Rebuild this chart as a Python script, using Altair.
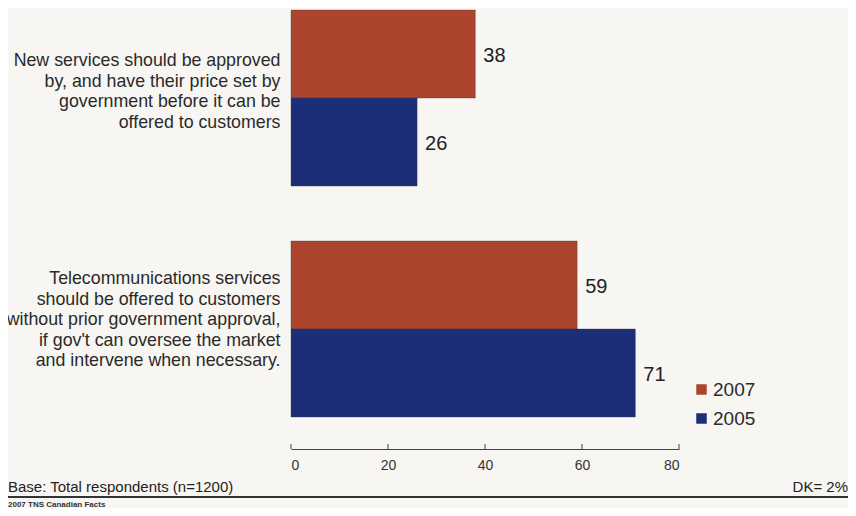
import altair as alt
import pandas as pd

questions = [
    "New services should be approved|by, and have their price set by|government before it can be|offered to customers",
    "Telecommunications services|should be offered to customers|without prior government approval,|if gov't can oversee the market|and intervene when necessary.",
]
years = ["2007", "2005"]
values_2007 = [38, 59]
values_2005 = [26, 71]
x_ticks = [0, 20, 40, 60, 80]
colors = ["#AD442E", "#1C2E78"]

rows = []
for q, a, b in zip(questions, values_2007, values_2005):
    rows.append({"question": q, "year": "2007", "value": a})
    rows.append({"question": q, "year": "2005", "value": b})
df = pd.DataFrame(rows)

FONT = "Liberation Sans"

y_enc = alt.Y(
    "question:N",
    sort=questions,
    scale=alt.Scale(paddingInner=0.238, paddingOuter=0.0736, align=0.06),
    axis=alt.Axis(
        title=None, domain=False, ticks=False, labelPadding=11,
        labelFontSize=17.8, labelLineHeight=20.5, labelColor="#2a2a2a",
        labelFont=FONT, labelLimit=400,
        labelOffset={"condition": {"test": "indexof(datum.value, 'New') === 0", "value": -37}, "value": -50},
        labelExpr="split(datum.label, '|')",
    ),
)
yoff = alt.YOffset("year:N", sort=years)
x_enc = alt.X(
    "value:Q",
    scale=alt.Scale(domain=[0, 80]),
    axis=alt.Axis(
        title=None, values=x_ticks, ticks=False, grid=False,
        domainColor="#444444", domainWidth=1, labelFontSize=14,
        labelColor="#333333", labelFont=FONT, labelPadding=9,
    ),
)

bars = alt.Chart(df).mark_bar(stroke="#3a3a3a", strokeWidth=0.6, strokeOpacity=0.6).encode(
    y=y_enc,
    yOffset=yoff,
    x=x_enc,
    color=alt.Color(
        "year:N",
        sort=years,
        scale=alt.Scale(domain=years, range=colors),
        legend=alt.Legend(
            title=None, orient="none", legendX=401, legendY=372,
            symbolType="square", symbolSize=110, symbolStrokeWidth=0,
            labelFontSize=19, labelFont=FONT, labelColor="#2a2a2a",
            rowPadding=9, padding=0, labelOffset=2,
        ),
    ),
)

labels = alt.Chart(df).mark_text(
    align="left", baseline="middle", dx=8, dy=2, fontSize=20, font=FONT, color="#222222"
).encode(
    y=alt.Y("question:N", sort=questions),
    yOffset=yoff,
    x="value:Q",
    text="value:Q",
)

ticks = alt.Chart(pd.DataFrame({"t": x_ticks})).mark_rule(color="#444444", strokeWidth=1).encode(
    x="t:Q", y=alt.value(436), y2=alt.value(441)
)

base_txt = alt.Chart(pd.DataFrame({"t": ["Base: Total respondents (n=1200)"]})).mark_text(
    align="left", baseline="middle", fontSize=15, font=FONT, color="#222222"
).encode(text="t:N", x=alt.value(-283), y=alt.value(479))

dk_txt = alt.Chart(pd.DataFrame({"t": ["DK= 2%"]})).mark_text(
    align="right", baseline="middle", fontSize=15, font=FONT, color="#222222"
).encode(text="t:N", x=alt.value(557), y=alt.value(479))

line = alt.Chart(pd.DataFrame({"a": [0]})).mark_rule(color="#333333", strokeWidth=2).encode(
    x=alt.value(-283), x2=alt.value(557), y=alt.value(489)
)

src_txt = alt.Chart(pd.DataFrame({"t": ["2007 TNS Canadian Facts"]})).mark_text(
    align="left", baseline="middle", fontSize=8, font=FONT, color="#333333", fontWeight="bold"
).encode(text="t:N", x=alt.value(-283), y=alt.value(497))

chart = alt.layer(bars, labels, ticks, base_txt, dk_txt, line, src_txt).properties(
    width=388,
    height=441,
    autosize=alt.AutoSizeParams(type="none"),
    padding={"left": 283, "top": 0, "right": 169, "bottom": 59},
    background="#F7F6F2",
).configure_view(stroke=None)

chart.save("out.html", embed_options={"renderer": "svg", "actions": False})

__Required work__:
Leave the images out and output the remaining material exactly as it stands.

__Output below__:
Rebuild this chart as a Python script, using Altair.
import altair as alt
import pandas as pd

questions = [
    "New services should be approved|by, and have their price set by|government before it can be|offered to customers",
    "Telecommunications services|should be offered to customers|without prior government approval,|if gov't can oversee the market|and intervene when necessary.",
]
years = ["2007", "2005"]
values_2007 = [38, 59]
values_2005 = [26, 71]
x_ticks = [0, 20, 40, 60, 80]
colors = ["#AD442E", "#1C2E78"]

rows = []
for q, a, b in zip(questions, values_2007, values_2005):
    rows.append({"question": q, "year": "2007", "value": a})
    rows.append({"question": q, "year": "2005", "value": b})
df = pd.DataFrame(rows)

FONT = "Liberation Sans"

y_enc = alt.Y(
    "question:N",
    sort=questions,
    scale=alt.Scale(paddingInner=0.238, paddingOuter=0.0736, align=0.06),
    axis=alt.Axis(
        title=None, domain=False, ticks=False, labelPadding=11,
        labelFontSize=17.8, labelLineHeight=20.5, labelColor="#2a2a2a",
        labelFont=FONT, labelLimit=400,
        labelOffset={"condition": {"test": "indexof(datum.value, 'New') === 0", "value": -37}, "value": -50},
        labelExpr="split(datum.label, '|')",
    ),
)
yoff = alt.YOffset("year:N", sort=years)
x_enc = alt.X(
    "value:Q",
    scale=alt.Scale(domain=[0, 80]),
    axis=alt.Axis(
        title=None, values=x_ticks, ticks=False, grid=False,
        domainColor="#444444", domainWidth=1, labelFontSize=14,
        labelColor="#333333", labelFont=FONT, labelPadding=9,
    ),
)

bars = alt.Chart(df).mark_bar(stroke="#3a3a3a", strokeWidth=0.6, strokeOpacity=0.6).encode(
    y=y_enc,
    yOffset=yoff,
    x=x_enc,
    color=alt.Color(
        "year:N",
        sort=years,
        scale=alt.Scale(domain=years, range=colors),
        legend=alt.Legend(
            title=None, orient="none", legendX=401, legendY=372,
            symbolType="square", symbolSize=110, symbolStrokeWidth=0,
            labelFontSize=19, labelFont=FONT, labelColor="#2a2a2a",
            rowPadding=9, padding=0, labelOffset=2,
        ),
    ),
)

labels = alt.Chart(df).mark_text(
    align="left", baseline="middle", dx=8, dy=2, fontSize=20, font=FONT, color="#222222"
).encode(
    y=alt.Y("question:N", sort=questions),
    yOffset=yoff,
    x="value:Q",
    text="value:Q",
)

ticks = alt.Chart(pd.DataFrame({"t": x_ticks})).mark_rule(color="#444444", strokeWidth=1).encode(
    x="t:Q", y=alt.value(436), y2=alt.value(441)
)

base_txt = alt.Chart(pd.DataFrame({"t": ["Base: Total respondents (n=1200)"]})).mark_text(
    align="left", baseline="middle", fontSize=15, font=FONT, color="#222222"
).encode(text="t:N", x=alt.value(-283), y=alt.value(479))

dk_txt = alt.Chart(pd.DataFrame({"t": ["DK= 2%"]})).mark_text(
    align="right", baseline="middle", fontSize=15, font=FONT, color="#222222"
).encode(text="t:N", x=alt.value(557), y=alt.value(479))

line = alt.Chart(pd.DataFrame({"a": [0]})).mark_rule(color="#333333", strokeWidth=2).encode(
    x=alt.value(-283), x2=alt.value(557), y=alt.value(489)
)

src_txt = alt.Chart(pd.DataFrame({"t": ["2007 TNS Canadian Facts"]})).mark_text(
    align="left", baseline="middle", fontSize=8, font=FONT, color="#333333", fontWeight="bold"
).encode(text="t:N", x=alt.value(-283), y=alt.value(497))

chart = alt.layer(bars, labels, ticks, base_txt, dk_txt, line, src_txt).properties(
    width=388,
    height=441,
    autosize=alt.AutoSizeParams(type="none"),
    padding={"left": 283, "top": 0, "right": 169, "bottom": 59},
    background="#F7F6F2",
).configure_view(stroke=None)

chart.save("out.html", embed_options={"renderer": "svg", "actions": False})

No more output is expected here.